--- Start Data provided ---

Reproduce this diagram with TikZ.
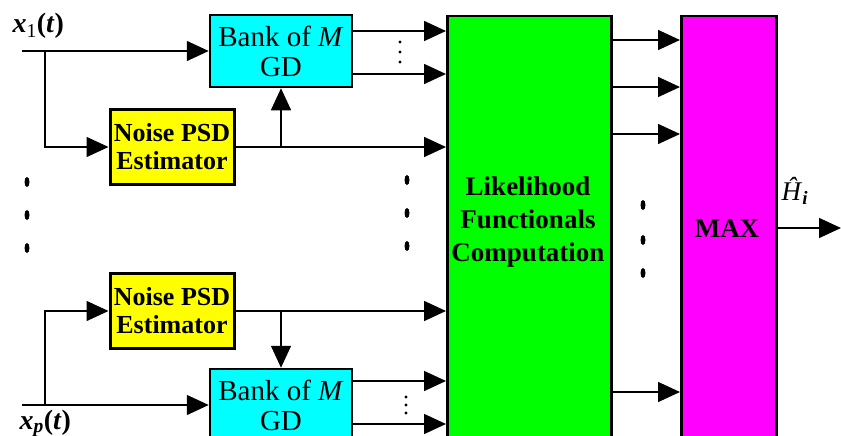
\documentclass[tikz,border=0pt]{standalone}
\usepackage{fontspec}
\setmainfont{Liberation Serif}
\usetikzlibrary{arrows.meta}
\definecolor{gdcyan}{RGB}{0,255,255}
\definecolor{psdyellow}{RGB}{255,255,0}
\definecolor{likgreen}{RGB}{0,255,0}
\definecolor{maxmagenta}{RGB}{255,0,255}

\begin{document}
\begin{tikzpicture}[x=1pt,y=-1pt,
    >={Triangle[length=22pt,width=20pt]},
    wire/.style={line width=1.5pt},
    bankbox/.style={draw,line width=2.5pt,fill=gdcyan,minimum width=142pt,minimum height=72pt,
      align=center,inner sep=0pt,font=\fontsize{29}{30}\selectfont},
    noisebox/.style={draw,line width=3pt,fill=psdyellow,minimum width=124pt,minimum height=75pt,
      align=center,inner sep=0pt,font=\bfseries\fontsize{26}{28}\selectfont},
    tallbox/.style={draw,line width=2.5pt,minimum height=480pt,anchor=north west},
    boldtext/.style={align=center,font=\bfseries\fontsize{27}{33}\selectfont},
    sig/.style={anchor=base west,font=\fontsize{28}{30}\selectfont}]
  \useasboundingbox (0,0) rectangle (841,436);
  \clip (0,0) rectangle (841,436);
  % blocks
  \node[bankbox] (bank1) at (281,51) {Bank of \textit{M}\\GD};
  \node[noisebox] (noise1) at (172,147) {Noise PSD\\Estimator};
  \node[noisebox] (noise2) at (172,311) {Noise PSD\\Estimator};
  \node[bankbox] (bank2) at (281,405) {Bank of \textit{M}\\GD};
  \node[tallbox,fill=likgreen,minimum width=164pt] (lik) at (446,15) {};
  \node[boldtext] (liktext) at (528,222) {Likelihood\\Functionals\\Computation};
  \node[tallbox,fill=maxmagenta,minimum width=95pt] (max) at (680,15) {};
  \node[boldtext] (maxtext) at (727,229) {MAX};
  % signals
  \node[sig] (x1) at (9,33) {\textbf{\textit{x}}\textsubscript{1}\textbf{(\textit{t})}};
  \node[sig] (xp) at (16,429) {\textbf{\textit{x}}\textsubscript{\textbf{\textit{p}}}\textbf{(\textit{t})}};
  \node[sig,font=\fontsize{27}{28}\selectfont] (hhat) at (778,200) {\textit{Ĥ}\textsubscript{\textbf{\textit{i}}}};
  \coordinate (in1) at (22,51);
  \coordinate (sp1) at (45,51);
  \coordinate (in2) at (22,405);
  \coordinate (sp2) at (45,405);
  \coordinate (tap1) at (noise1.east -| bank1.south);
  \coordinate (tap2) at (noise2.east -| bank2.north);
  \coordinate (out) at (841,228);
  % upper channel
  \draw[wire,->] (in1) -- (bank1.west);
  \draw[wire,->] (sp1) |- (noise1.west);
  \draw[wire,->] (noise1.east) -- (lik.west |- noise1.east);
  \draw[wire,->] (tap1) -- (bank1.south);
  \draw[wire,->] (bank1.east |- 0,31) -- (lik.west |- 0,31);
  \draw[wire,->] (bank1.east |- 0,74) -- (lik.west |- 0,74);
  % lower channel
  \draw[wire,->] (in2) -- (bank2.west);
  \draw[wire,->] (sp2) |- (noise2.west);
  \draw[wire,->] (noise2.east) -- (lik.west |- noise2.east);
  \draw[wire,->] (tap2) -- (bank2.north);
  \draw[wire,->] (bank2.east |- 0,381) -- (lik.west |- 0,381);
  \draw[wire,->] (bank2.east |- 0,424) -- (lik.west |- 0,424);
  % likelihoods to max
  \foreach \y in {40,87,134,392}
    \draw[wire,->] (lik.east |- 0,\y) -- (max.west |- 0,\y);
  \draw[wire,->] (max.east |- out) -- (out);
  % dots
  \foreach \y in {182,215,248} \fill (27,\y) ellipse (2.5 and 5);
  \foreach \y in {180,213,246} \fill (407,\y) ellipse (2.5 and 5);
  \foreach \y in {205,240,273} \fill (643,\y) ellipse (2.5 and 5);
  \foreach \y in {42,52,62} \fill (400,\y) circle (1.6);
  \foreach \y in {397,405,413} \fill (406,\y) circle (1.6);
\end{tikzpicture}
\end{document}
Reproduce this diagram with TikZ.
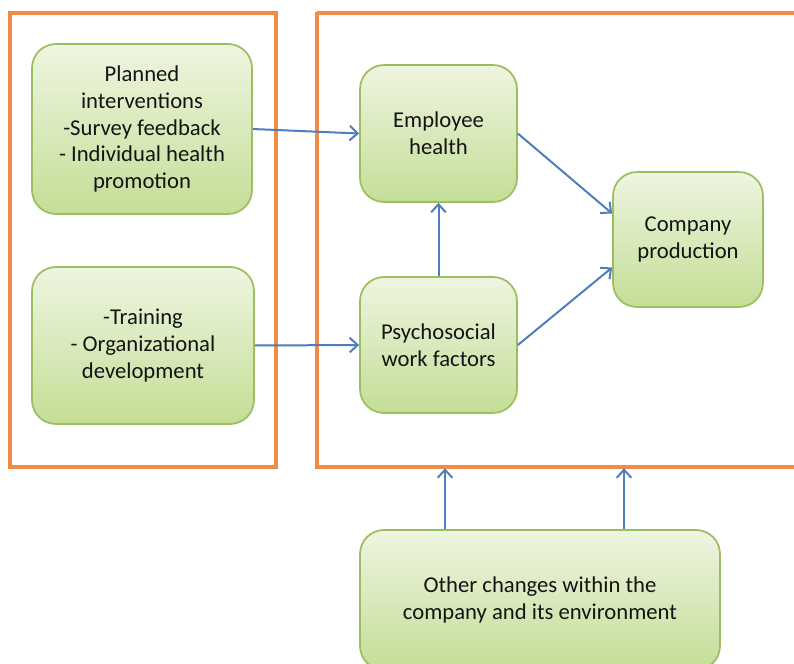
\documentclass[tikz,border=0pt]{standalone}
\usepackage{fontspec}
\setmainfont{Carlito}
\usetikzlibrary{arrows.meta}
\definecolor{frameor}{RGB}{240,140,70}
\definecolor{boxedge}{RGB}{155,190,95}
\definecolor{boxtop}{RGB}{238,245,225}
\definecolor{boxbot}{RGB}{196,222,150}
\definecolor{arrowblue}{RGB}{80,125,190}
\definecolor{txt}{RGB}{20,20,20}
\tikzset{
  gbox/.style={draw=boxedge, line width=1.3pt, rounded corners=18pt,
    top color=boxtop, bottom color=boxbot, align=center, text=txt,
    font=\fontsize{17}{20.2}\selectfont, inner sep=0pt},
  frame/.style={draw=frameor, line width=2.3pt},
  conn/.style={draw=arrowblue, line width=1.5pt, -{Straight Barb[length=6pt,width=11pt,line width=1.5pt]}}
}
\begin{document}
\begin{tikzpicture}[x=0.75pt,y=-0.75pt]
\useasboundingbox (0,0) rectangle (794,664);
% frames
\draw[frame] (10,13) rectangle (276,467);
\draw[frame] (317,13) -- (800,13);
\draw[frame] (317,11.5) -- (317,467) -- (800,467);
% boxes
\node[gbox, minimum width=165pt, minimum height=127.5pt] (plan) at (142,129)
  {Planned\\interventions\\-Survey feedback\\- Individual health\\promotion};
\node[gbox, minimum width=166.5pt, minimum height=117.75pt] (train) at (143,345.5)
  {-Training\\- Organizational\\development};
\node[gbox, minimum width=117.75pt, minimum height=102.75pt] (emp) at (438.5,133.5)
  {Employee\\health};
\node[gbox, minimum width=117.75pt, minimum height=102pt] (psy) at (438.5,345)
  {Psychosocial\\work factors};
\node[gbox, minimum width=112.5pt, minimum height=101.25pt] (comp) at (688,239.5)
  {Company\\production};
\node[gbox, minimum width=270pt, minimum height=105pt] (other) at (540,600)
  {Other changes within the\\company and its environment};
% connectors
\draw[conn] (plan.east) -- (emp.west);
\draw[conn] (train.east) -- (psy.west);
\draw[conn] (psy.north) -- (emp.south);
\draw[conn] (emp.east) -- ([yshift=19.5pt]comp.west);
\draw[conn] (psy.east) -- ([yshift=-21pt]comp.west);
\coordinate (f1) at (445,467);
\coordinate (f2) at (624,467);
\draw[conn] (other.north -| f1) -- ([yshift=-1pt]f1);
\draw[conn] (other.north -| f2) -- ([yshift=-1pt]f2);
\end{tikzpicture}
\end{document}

--- End Data provided ---
--- Start Data provided ---

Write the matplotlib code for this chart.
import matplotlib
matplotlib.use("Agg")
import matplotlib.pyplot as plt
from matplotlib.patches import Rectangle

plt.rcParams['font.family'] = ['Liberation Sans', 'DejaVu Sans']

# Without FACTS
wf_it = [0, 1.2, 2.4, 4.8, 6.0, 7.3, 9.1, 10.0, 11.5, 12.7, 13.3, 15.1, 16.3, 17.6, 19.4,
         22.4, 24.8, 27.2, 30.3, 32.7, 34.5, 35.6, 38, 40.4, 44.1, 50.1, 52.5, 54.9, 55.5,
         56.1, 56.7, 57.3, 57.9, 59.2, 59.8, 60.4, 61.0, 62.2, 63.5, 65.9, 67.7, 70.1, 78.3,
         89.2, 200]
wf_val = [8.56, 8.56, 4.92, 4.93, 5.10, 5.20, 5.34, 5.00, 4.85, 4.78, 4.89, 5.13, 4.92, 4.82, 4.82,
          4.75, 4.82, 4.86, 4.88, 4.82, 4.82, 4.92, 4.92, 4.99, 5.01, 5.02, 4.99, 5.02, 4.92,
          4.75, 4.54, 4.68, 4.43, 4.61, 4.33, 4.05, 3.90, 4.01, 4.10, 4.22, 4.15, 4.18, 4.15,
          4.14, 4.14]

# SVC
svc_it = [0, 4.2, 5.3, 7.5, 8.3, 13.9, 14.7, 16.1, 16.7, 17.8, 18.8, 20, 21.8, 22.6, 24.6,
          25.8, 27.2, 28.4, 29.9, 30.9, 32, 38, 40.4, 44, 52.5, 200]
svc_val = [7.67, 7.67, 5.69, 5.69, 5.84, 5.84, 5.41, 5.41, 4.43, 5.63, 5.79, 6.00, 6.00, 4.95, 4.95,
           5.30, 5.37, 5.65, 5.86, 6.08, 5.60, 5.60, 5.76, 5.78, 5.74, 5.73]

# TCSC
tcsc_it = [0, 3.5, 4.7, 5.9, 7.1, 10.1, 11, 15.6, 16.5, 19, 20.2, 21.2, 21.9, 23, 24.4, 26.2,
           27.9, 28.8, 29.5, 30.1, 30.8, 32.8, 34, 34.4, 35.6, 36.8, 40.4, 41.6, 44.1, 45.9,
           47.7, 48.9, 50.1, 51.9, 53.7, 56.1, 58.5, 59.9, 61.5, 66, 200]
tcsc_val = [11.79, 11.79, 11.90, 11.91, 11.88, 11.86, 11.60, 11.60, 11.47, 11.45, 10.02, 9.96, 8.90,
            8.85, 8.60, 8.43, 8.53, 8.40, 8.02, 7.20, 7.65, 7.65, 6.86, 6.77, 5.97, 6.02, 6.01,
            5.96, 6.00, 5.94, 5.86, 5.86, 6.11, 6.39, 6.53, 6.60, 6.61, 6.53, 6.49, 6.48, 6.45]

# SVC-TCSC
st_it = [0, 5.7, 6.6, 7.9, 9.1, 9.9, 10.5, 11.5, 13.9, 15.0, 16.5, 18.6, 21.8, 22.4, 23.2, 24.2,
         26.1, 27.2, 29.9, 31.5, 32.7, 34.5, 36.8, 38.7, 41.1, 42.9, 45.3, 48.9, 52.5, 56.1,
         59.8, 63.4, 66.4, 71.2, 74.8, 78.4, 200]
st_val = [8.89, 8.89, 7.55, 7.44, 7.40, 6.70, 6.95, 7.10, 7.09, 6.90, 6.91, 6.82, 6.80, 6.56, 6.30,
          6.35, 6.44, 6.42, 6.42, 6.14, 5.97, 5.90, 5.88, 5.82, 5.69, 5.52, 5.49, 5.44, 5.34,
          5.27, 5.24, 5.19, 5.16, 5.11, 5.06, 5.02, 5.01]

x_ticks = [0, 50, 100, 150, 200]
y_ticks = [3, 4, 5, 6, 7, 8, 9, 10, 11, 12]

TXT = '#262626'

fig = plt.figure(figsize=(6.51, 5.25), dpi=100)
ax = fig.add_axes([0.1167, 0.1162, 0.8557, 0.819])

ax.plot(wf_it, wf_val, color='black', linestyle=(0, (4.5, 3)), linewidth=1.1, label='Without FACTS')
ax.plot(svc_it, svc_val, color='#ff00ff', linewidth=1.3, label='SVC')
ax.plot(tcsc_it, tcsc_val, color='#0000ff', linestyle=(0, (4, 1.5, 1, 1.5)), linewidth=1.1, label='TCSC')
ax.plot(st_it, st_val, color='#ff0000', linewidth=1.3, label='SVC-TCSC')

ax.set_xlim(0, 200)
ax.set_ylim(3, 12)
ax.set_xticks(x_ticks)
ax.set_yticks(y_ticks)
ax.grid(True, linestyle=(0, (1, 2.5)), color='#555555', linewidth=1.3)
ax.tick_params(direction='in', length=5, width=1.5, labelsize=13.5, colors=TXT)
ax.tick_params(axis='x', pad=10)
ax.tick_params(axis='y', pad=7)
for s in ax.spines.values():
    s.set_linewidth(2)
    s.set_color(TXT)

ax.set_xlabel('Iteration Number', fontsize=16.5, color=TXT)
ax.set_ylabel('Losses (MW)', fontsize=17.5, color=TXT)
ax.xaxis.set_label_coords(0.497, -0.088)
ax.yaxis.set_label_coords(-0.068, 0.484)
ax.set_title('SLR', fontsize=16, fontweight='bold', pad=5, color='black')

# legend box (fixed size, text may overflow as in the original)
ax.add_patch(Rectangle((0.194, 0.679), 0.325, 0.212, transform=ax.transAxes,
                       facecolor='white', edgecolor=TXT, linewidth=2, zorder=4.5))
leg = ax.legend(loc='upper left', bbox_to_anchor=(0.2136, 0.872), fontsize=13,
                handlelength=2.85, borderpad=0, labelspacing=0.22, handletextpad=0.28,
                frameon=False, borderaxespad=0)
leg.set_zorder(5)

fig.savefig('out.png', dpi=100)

--- End Data provided ---

* [Work to be completed] Find the word "matplotlib" in the data and show each line that holds it.

* [Response to the exercise]
Write the matplotlib code for this chart.
import matplotlib
matplotlib.use("Agg")
import matplotlib.pyplot as plt
from matplotlib.patches import Rectangle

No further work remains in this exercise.